Probably microphone, anything else?!
Hi there,
It's very easy to go wrong!
The Yamaha P115 has left and right auxiliary outs, so I'd probably use those.
There's a few reasons...Recording a line out is like recording what you hear through the headphones. It's consistent, sounds good already,
and isn't subject to the sound of your room or any background noise there might be.
Conversely recording a piano with microphones could go wrong or not sound good for numerous reasons.
With the line outputs there's also the benefit of being able to pop on headphones so the piano doesn't actually make any sound in the room.
That means, when you're recording, the vocal microphone won't be 'hearing' any piano, so the vocal is isolated.
With multitrack recording each individual input gets its own track in the software, so isolation is usually desirable.

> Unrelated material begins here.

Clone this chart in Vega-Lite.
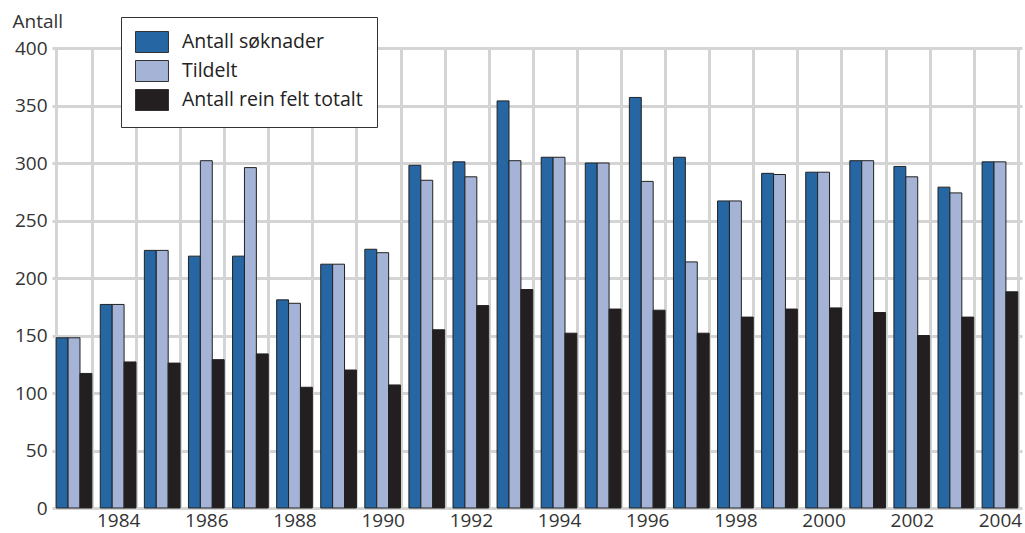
{
  "$schema": "https://vega.github.io/schema/vega-lite/v6.json",
  "autosize": {"type": "none"},
  "padding": {"left": 52, "top": 48, "right": 3, "bottom": 25},
  "width": 970,
  "height": 460,
  "background": "white",
  "config": {
    "view": {"stroke": null},
    "font": "Open Sans",
    "axis": {"labelFont": "Open Sans", "labelFontSize": 19, "labelColor": "#333333", "titleFont": "Open Sans", "titleFontSize": 19, "titleFontWeight": "normal", "titleColor": "#333333"},
    "legend": {"labelFont": "Open Sans", "labelFontSize": 19.5, "labelColor": "#222222", "labelLimit": 400}
  },
  "data": {
    "values": [
      {"year": 1983, "serie": "Antall søknader", "value": 148},
      {"year": 1983, "serie": "Tildelt", "value": 148},
      {"year": 1983, "serie": "Antall rein felt totalt", "value": 117},
      {"year": 1984, "serie": "Antall søknader", "value": 177},
      {"year": 1984, "serie": "Tildelt", "value": 177},
      {"year": 1984, "serie": "Antall rein felt totalt", "value": 127},
      {"year": 1985, "serie": "Antall søknader", "value": 224},
      {"year": 1985, "serie": "Tildelt", "value": 224},
      {"year": 1985, "serie": "Antall rein felt totalt", "value": 126},
      {"year": 1986, "serie": "Antall søknader", "value": 219},
      {"year": 1986, "serie": "Tildelt", "value": 302},
      {"year": 1986, "serie": "Antall rein felt totalt", "value": 129},
      {"year": 1987, "serie": "Antall søknader", "value": 219},
      {"year": 1987, "serie": "Tildelt", "value": 296},
      {"year": 1987, "serie": "Antall rein felt totalt", "value": 134},
      {"year": 1988, "serie": "Antall søknader", "value": 181},
      {"year": 1988, "serie": "Tildelt", "value": 178},
      {"year": 1988, "serie": "Antall rein felt totalt", "value": 105},
      {"year": 1989, "serie": "Antall søknader", "value": 212},
      {"year": 1989, "serie": "Tildelt", "value": 212},
      {"year": 1989, "serie": "Antall rein felt totalt", "value": 120},
      {"year": 1990, "serie": "Antall søknader", "value": 225},
      {"year": 1990, "serie": "Tildelt", "value": 222},
      {"year": 1990, "serie": "Antall rein felt totalt", "value": 107},
      {"year": 1991, "serie": "Antall søknader", "value": 298},
      {"year": 1991, "serie": "Tildelt", "value": 285},
      {"year": 1991, "serie": "Antall rein felt totalt", "value": 155},
      {"year": 1992, "serie": "Antall søknader", "value": 301},
      {"year": 1992, "serie": "Tildelt", "value": 288},
      {"year": 1992, "serie": "Antall rein felt totalt", "value": 176},
      {"year": 1993, "serie": "Antall søknader", "value": 354},
      {"year": 1993, "serie": "Tildelt", "value": 302},
      {"year": 1993, "serie": "Antall rein felt totalt", "value": 190},
      {"year": 1994, "serie": "Antall søknader", "value": 305},
      {"year": 1994, "serie": "Tildelt", "value": 305},
      {"year": 1994, "serie": "Antall rein felt totalt", "value": 152},
      {"year": 1995, "serie": "Antall søknader", "value": 300},
      {"year": 1995, "serie": "Tildelt", "value": 300},
      {"year": 1995, "serie": "Antall rein felt totalt", "value": 173},
      {"year": 1996, "serie": "Antall søknader", "value": 357},
      {"year": 1996, "serie": "Tildelt", "value": 284},
      {"year": 1996, "serie": "Antall rein felt totalt", "value": 172},
      {"year": 1997, "serie": "Antall søknader", "value": 305},
      {"year": 1997, "serie": "Tildelt", "value": 214},
      {"year": 1997, "serie": "Antall rein felt totalt", "value": 152},
      {"year": 1998, "serie": "Antall søknader", "value": 267},
      {"year": 1998, "serie": "Tildelt", "value": 267},
      {"year": 1998, "serie": "Antall rein felt totalt", "value": 166},
      {"year": 1999, "serie": "Antall søknader", "value": 291},
      {"year": 1999, "serie": "Tildelt", "value": 290},
      {"year": 1999, "serie": "Antall rein felt totalt", "value": 173},
      {"year": 2000, "serie": "Antall søknader", "value": 292},
      {"year": 2000, "serie": "Tildelt", "value": 292},
      {"year": 2000, "serie": "Antall rein felt totalt", "value": 174},
      {"year": 2001, "serie": "Antall søknader", "value": 302},
      {"year": 2001, "serie": "Tildelt", "value": 302},
      {"year": 2001, "serie": "Antall rein felt totalt", "value": 170},
      {"year": 2002, "serie": "Antall søknader", "value": 297},
      {"year": 2002, "serie": "Tildelt", "value": 288},
      {"year": 2002, "serie": "Antall rein felt totalt", "value": 150},
      {"year": 2003, "serie": "Antall søknader", "value": 279},
      {"year": 2003, "serie": "Tildelt", "value": 274},
      {"year": 2003, "serie": "Antall rein felt totalt", "value": 166},
      {"year": 2004, "serie": "Antall søknader", "value": 301},
      {"year": 2004, "serie": "Tildelt", "value": 301},
      {"year": 2004, "serie": "Antall rein felt totalt", "value": 188}
    ]
  },
  "mark": {"type": "bar", "stroke": "#222222", "strokeWidth": 1},
  "encoding": {
    "x": {
      "field": "year", "type": "ordinal",
      "scale": {"paddingInner": 0.19, "paddingOuter": 0.095},
      "axis": {
        "title": null, "labelAngle": 0, "ticks": false, "domain": false,
        "grid": true, "gridColor": "#d4d4d4", "gridWidth": 3,
        "tickBand": "extent", "labelPadding": 3,
        "labelExpr": "datum.value % 2 == 0 ? datum.label : ''"
      }
    },
    "xOffset": {"field": "serie", "sort": ["Antall søknader", "Tildelt", "Antall rein felt totalt"]},
    "y": {
      "field": "value", "type": "quantitative",
      "scale": {"domain": [0, 400], "nice": false},
      "axis": {
        "title": "Antall", "titleAngle": 0, "titleAlign": "left", "titleBaseline": "alphabetic",
        "titleX": -40, "titleY": -21,
        "values": [0, 50, 100, 150, 200, 250, 300, 350, 400],
        "ticks": false, "domain": false, "labelPadding": 5,
        "grid": true, "gridColor": "#d4d4d4", "gridWidth": 3
      }
    },
    "color": {
      "field": "serie", "type": "nominal",
      "sort": ["Antall søknader", "Tildelt", "Antall rein felt totalt"],
      "scale": {"domain": ["Antall søknader", "Tildelt", "Antall rein felt totalt"], "range": ["#2566a3", "#a4b3d6", "#231f20"]},
      "legend": {
        "title": null, "orient": "none", "legendX": 69, "legendY": -31,
        "fillColor": "white", "strokeColor": "#333333", "padding": 14,
        "symbolType": "M-1.57,-1L1.57,-1L1.57,1L-1.57,1Z", "symbolSize": 441,
        "symbolStrokeColor": "#333333", "symbolStrokeWidth": 1, "symbolOpacity": 1,
        "symbolOffset": 6, "labelOffset": 19, "rowPadding": 3
      }
    }
  }
}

Recording the way I describe there, you'd be able to listen to the vocal completely isolated, and the piano completely isolated
which means it's very clean and easy to make adjustments or do some processing later.
Even if it's as simple as using an eq to make the vocal a little brighter, being an isolated recording will still make that much easier and nicer.
Recording a piano and vocalist with microphones would result in bleed between the sources/microphones, so you'll never get that degree of isolation,
and then editing/adjusting is made more difficult.
How recording is done actually, which system is doing recording (can it be computer or it should be any other equipment)?
P.S. I understand nothing about this, I am really noob. We do not have microphone yet.
With a modest audio interface you can record directly to more or less any computer.
Free/cheap software like Reaper will do the job just fine.
With multitrack recording, each input is recorded down on its own track, so in your set up you might have
Piano Left -----------
Piano Right ---------
Vocals --------
I'd look for a modest USB audio interface (or thunderbolt, or whatever your preference) with two line inputs and two microphone preamplifiers - Four inputs total.
(You don't generally get 3-input devices with 2x line and 1x mic...).
If you'd definitely prefer to be equipped to record the acoustic piano too please let us know because the requirements will be different.